Delegates vote to approve a synthesis report at the conclusion of the Synod on Synodality on Oct. 28, 2023. / Credit: Vatican Media
Vatican City, Oct 28, 2023 / 18:30 pm (CNA).
The Synod on Synodality, the monthlong assembly convened by Pope Francis at the Vatican, released its final document containing the discussion of several hot-button issues which it calls “controversial”: the idea of women deacons, optional priestly celibacy, and the accompaniment of people struggling with their gender or sexual identity.
The 42-page report, published in Italian Oct. 28, divides topics into “convergences,” “matters for consideration,” and “proposals.”
Among the proposals made by the Synod, held Oct. 4-29 at the Vatican, was the request for continued theological study of the possibility of women deacons, and for the results of such a study to be shared at the next session of the Synod on Synodality, to be held in October 2024.
For the first time in a Synod of Bishops, laypeople, including women, took part in the vote on the final document.
The document also acknowledged that there were differing views among Synod members about the possibility of a female diaconate.
It said people who feel excluded because of their sexuality or gender identity want accompaniment and for the Church to defend their dignity.

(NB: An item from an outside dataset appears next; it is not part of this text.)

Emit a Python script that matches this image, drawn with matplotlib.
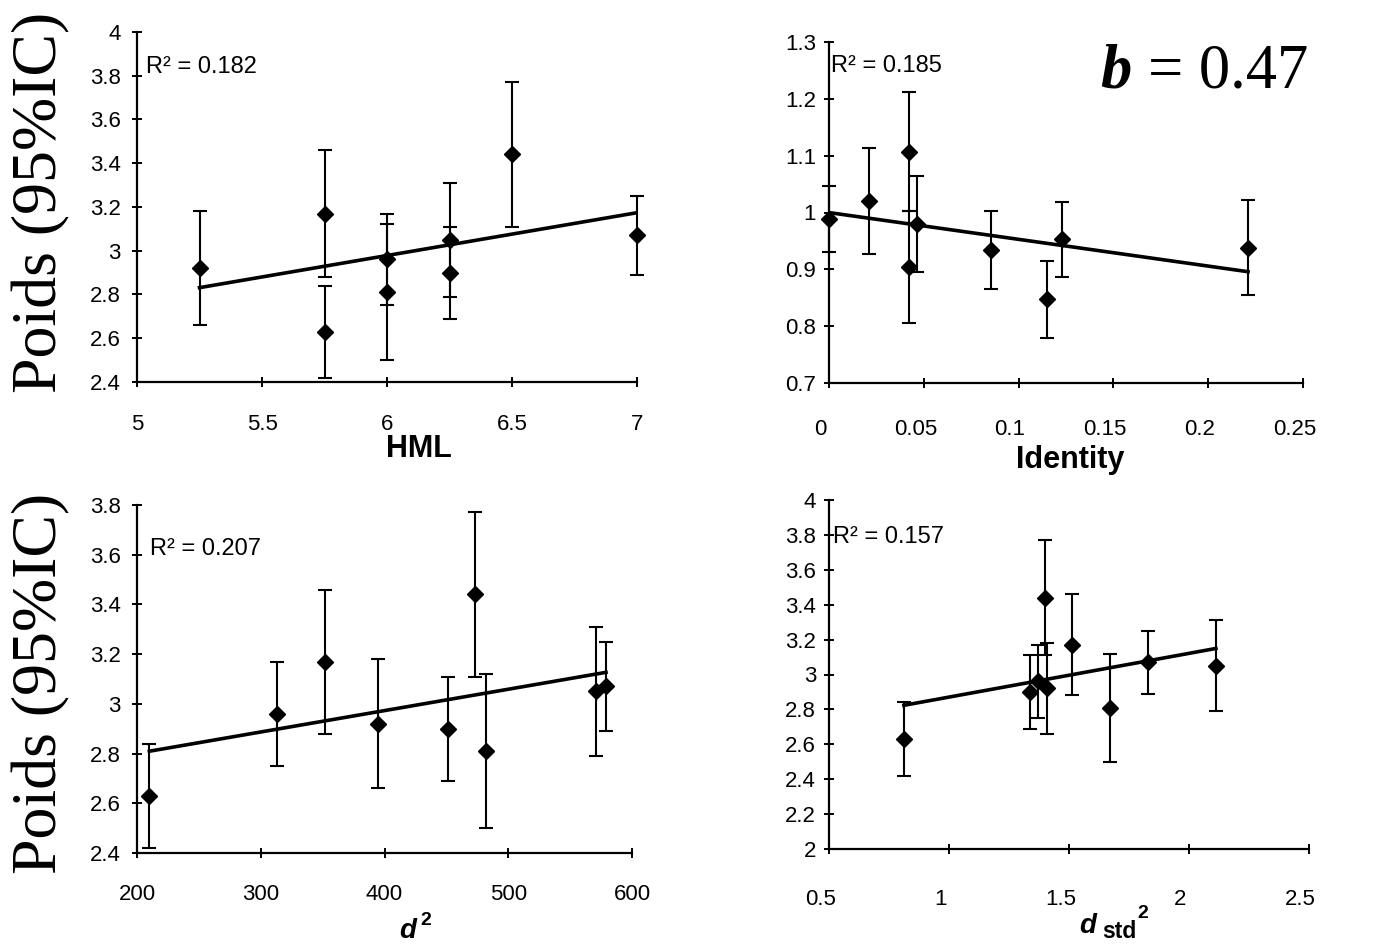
import matplotlib

matplotlib.use("Agg")
import matplotlib.pyplot as plt
import numpy as np
from matplotlib.ticker import FuncFormatter
from matplotlib.transforms import ScaledTranslation

plt.rcParams["font.family"] = "Liberation Sans"

W, H = 1399, 944

# nine groups: mean weight and 95% CI half-width (shared by HML, d2, dstd2 panels)
weight_mean = [2.92, 3.17, 2.63, 2.96, 2.81, 3.05, 2.90, 3.44, 3.07]
weight_ci = [0.26, 0.29, 0.21, 0.21, 0.31, 0.26, 0.21, 0.33, 0.18]
hml = [5.25, 5.75, 5.75, 6.0, 6.0, 6.25, 6.25, 6.5, 7.0]
d2 = [394.5, 352, 210, 313, 482, 571, 451, 473.5, 579]
dstd2 = [1.408, 1.512, 0.812, 1.370, 1.671, 2.112, 1.338, 1.400, 1.828]

# identity panel
identity = [0.0, 0.021, 0.042, 0.042, 0.0465, 0.0855, 0.115, 0.123, 0.221]
identity_mean = [0.988, 1.020, 1.107, 0.904, 0.980, 0.934, 0.847, 0.953, 0.938]
identity_ci = [0.058, 0.093, 0.105, 0.099, 0.084, 0.068, 0.068, 0.066, 0.084]

r2_labels = ["R² = 0.182", "R² = 0.185", "R² = 0.207", "R² = 0.157"]
y_label = "Poids (95%IC)"


def px_rect(left, top, right, bottom):
    return [left / W, 1 - bottom / H, (right - left) / W, (bottom - top) / H]


def fx(px):
    return px / W


def fy(py):
    return 1 - py / H


panels = [
    dict(x=hml, y=weight_mean, err=weight_ci, rect=px_rect(137, 32, 637, 382),
         xlim=(5, 7), xticks=np.linspace(5, 7, 5), ylim=(2.4, 4), yticks=np.linspace(2.4, 4, 9),
         xpad=19, ypad=8, xshift=0, r2=(0.019, 0.883)),
    dict(x=identity, y=identity_mean, err=identity_ci, rect=px_rect(829, 42, 1303, 383),
         xlim=(0, 0.25), xticks=np.linspace(0, 0.25, 6), ylim=(0.7, 1.3), yticks=np.linspace(0.7, 1.3, 7),
         xpad=22, ypad=5.5, xshift=-8.5, r2=(0.005, 0.912)),
    dict(x=d2, y=weight_mean, err=weight_ci, rect=px_rect(137, 505, 632, 853),
         xlim=(200, 600), xticks=np.linspace(200, 600, 5), ylim=(2.4, 3.8), yticks=np.linspace(2.4, 3.8, 8),
         xpad=18.5, ypad=8, xshift=0, r2=(0.026, 0.857)),
    dict(x=dstd2, y=weight_mean, err=weight_ci, rect=px_rect(829, 500, 1309, 849),
         xlim=(0.5, 2.5), xticks=np.linspace(0.5, 2.5, 5), ylim=(2, 4), yticks=np.linspace(2, 4, 11),
         xpad=25, ypad=5.5, xshift=-8.5, r2=(0.008, 0.877)),
]

fig = plt.figure(figsize=(W / 100, H / 100), dpi=100)
fmt = FuncFormatter(lambda v, _: f"{round(v, 4):g}")

for panel, r2 in zip(panels, r2_labels):
    ax = fig.add_axes(panel["rect"])
    x = np.array(panel["x"])
    y = np.array(panel["y"])

    coeffs = np.polyfit(x, y, 1)
    xs = np.array([x.min(), x.max()])
    ax.plot(xs, np.polyval(coeffs, xs), color="black", lw=2.6, zorder=3)
    ax.errorbar(x, y, yerr=panel["err"], fmt="D", color="black", ms=8,
                ecolor="black", elinewidth=1.5, capsize=5, capthick=1.5,
                clip_on=False, zorder=4)

    ax.set_xlim(panel["xlim"])
    ax.set_ylim(panel["ylim"])
    ax.set_xticks(panel["xticks"])
    ax.set_yticks(panel["yticks"])
    ax.xaxis.set_major_formatter(fmt)
    ax.yaxis.set_major_formatter(fmt)
    ax.spines[["top", "right"]].set_visible(False)
    for side in ["left", "bottom"]:
        ax.spines[side].set_linewidth(1.6)
    ax.tick_params(direction="inout", length=7.5, width=1.4, labelsize=16)
    ax.tick_params(axis="x", pad=panel["xpad"])
    ax.tick_params(axis="y", pad=panel["ypad"])

    if panel["xshift"]:
        offset = ScaledTranslation(panel["xshift"] / 100, 0, fig.dpi_scale_trans)
        for lab in ax.get_xticklabels():
            lab.set_transform(lab.get_transform() + offset)

    ax.text(panel["r2"][0], panel["r2"][1], r2, transform=ax.transAxes,
            fontsize=17, va="baseline", ha="left")

# y labels
for cy in (202, 683):
    fig.text(fx(41), fy(cy), y_label, rotation=90, ha="center", va="center",
             family="Liberation Serif", fontsize=46)

# x labels
fig.text(fx(419), fy(457), "HML", ha="center", va="baseline", fontsize=22, weight="bold")
fig.text(fx(1070), fy(468), "Identity", ha="center", va="baseline", fontsize=22, weight="bold")
fig.text(fx(399), fy(938), "d", ha="left", va="baseline", fontsize=20, weight="bold", style="italic")
fig.text(fx(420), fy(925), "2", ha="left", va="baseline", fontsize=14, weight="bold")
fig.text(fx(1079), fy(933), "d", ha="left", va="baseline", fontsize=20, weight="bold", style="italic")
fig.text(fx(1102), fy(938), "std", ha="left", va="baseline", fontsize=16.5, weight="bold")
fig.text(fx(1137), fy(918), "2", ha="left", va="baseline", fontsize=14, weight="bold")

# slope annotation
fig.text(fx(1100), fy(88), "b", ha="left", va="baseline", family="Liberation Serif",
         fontsize=45, weight="bold", style="italic")
fig.text(fx(1148), fy(88), "= 0.47", ha="left", va="baseline", family="Liberation Serif",
         fontsize=45)

fig.savefig("out.png", dpi=100)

During the meeting of the 16th Ordinary Assembly of the Synod of Bishops, hundreds of delegates and other participants met to discuss issues and personal experiences in the Church, all with the goal of becoming a more synodal Church. The “synthesis” document was released at the conclusion of the monthlong meeting.

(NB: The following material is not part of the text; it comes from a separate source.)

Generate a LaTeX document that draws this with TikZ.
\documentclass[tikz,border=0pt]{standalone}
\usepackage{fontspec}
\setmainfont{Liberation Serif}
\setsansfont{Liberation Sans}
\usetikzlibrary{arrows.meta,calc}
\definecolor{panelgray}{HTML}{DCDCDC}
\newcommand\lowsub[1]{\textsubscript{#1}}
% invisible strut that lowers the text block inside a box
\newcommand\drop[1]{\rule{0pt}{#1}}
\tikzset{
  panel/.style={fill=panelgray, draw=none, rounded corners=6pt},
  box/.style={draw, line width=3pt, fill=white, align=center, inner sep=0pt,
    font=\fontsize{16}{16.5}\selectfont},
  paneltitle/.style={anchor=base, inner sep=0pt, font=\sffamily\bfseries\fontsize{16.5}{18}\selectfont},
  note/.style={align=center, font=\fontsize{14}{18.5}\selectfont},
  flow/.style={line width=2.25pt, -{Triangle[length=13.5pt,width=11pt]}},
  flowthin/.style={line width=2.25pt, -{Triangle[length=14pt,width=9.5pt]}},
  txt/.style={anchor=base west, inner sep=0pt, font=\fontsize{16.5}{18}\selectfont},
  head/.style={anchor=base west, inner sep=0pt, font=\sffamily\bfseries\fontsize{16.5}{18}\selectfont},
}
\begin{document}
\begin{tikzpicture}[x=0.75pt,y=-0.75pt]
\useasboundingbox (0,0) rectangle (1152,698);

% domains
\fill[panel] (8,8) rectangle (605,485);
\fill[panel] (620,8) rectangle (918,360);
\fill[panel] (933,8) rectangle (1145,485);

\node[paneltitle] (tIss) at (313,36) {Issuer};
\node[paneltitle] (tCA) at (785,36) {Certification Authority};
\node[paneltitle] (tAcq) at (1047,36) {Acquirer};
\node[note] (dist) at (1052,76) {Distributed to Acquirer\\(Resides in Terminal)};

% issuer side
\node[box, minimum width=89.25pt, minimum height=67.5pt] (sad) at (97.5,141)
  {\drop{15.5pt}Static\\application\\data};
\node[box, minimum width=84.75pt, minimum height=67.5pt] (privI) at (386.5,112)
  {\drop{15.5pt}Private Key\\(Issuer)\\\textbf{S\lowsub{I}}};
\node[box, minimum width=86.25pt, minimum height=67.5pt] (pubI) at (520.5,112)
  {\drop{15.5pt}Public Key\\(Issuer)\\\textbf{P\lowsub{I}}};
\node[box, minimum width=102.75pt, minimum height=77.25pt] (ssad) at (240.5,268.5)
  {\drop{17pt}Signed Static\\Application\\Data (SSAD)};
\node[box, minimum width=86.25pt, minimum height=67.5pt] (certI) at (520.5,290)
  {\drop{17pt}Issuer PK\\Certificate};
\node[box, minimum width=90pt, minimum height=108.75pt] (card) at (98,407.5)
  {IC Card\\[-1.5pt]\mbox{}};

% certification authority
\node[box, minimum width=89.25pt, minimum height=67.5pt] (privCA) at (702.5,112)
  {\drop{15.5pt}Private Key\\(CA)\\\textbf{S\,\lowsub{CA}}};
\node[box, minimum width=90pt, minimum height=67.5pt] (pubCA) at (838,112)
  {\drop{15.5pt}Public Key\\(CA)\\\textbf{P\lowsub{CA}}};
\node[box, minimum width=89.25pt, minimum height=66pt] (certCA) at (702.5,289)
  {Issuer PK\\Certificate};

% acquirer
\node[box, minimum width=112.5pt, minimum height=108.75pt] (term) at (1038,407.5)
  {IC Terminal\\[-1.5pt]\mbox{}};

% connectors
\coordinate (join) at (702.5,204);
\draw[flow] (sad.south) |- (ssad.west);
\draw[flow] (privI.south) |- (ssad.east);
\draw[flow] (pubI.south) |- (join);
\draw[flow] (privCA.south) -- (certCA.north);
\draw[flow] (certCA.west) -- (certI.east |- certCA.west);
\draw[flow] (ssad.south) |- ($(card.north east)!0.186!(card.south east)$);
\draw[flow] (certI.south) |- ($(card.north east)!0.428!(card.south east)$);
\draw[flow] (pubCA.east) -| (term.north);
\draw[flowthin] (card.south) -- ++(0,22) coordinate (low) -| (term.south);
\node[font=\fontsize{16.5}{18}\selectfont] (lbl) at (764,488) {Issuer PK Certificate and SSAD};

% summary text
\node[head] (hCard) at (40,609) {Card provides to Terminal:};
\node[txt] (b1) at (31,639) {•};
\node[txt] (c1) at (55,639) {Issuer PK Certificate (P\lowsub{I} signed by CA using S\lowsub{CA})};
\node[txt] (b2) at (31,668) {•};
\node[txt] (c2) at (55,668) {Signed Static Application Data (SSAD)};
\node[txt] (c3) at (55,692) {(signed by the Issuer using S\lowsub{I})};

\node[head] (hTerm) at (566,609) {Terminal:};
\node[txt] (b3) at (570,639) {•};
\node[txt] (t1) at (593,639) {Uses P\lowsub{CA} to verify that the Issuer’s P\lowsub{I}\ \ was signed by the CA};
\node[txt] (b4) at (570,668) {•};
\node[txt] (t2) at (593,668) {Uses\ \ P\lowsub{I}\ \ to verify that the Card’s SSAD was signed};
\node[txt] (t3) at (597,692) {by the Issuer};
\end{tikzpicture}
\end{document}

The report was voted on paragraph by paragraph by Synod delegates in the early evening on Oct. 28. While all sections received some votes of opposition, the two-thirds majority needed to include the portion in the final text was met by a wide margin in every vote.
The section of the report about the need to further study women deacons received the most opposition — 69 people voted against its inclusion in the document, while votes in favor numbered 277.
In addition to asking for further theological study of the permanent diaconate and the possibility of access to the ministry by women, the Synod report proposed incorporating language more inclusive of women and women’s experiences in liturgical and other Church texts.
It asked if new ministries are needed for women, or if it is adequate to create more space for women in existing ministries. It also proposed that women with proper training be allowed to be judges in Church trials.
The report said a point of “convergence” in the assembly was that “some issues, such as those related to gender identity and sexual orientation, the end of life, difficult marital situations, and ethical issues related to artificial intelligence, are controversial not only in society but also in the Church because they raise new questions.”
It said anthropological categories are not always sufficient to cover the complexity of elements “emerging from experience or knowledge in the sciences…” and the Church should reflect and work on this “without giving in to simplifying judgments that hurt people and the Body of the Church.”
Church teaching can be “translated into appropriate pastoral initiatives,” it continued, noting that even where “further clarification is needed,” we should follow the example of Jesus.
People who feel marginalized or excluded from the Church because of their “marital situation, identity and sexuality,” the document said, “ask to be heard and accompanied, and that their dignity be defended.”
Those who feel hurt or neglected by the Church long for a place where they feel listened to and respected without fear of judgment, it said, adding that “listening is a prerequisite for walking together in search of God’s will.”
The document also said the synodal assembly is close to those who feel lonely because they have chosen to stay faithful to the Church’s teaching on marriage and sexual ethics, and Christians should listen to and accompany those who have made that commitment.
On the topic of sex abuse, the report said the Church should listen with special attention to victims of sexual, spiritual, economic, institutional, power and conscience abuse by clergy members or people in the Church.
“Authentic listening,” it said, “is a fundamental element of the journey toward healing, repentance, justice and reconciliation.”
In an apparent reference to the case of the accused abuser and former Jesuit Father Marko Rupnik, the report said “cases of abuse of various kinds against consecrated persons and members of lay associations, particularly women, signal a problem in the exercise of authority and require decisive and appropriate actions.”
The document also called for “structures and processes” to oversee the comportment of bishops on a variety of issues, including safeguarding against different forms of abuse.
The report asked whether it is necessary to maintain the discipline of priestly celibacy in the Latin rite of the Catholic Church and asked that the question be taken up again, while noting that “different assessments were expressed” on the topic.
Another proposal about the priestly ministry was to “consider, on a case-by-case and context-by-context basis, the appropriateness of including priests who have left the ministry [been laicized] in a pastoral service that values their formation and experience.”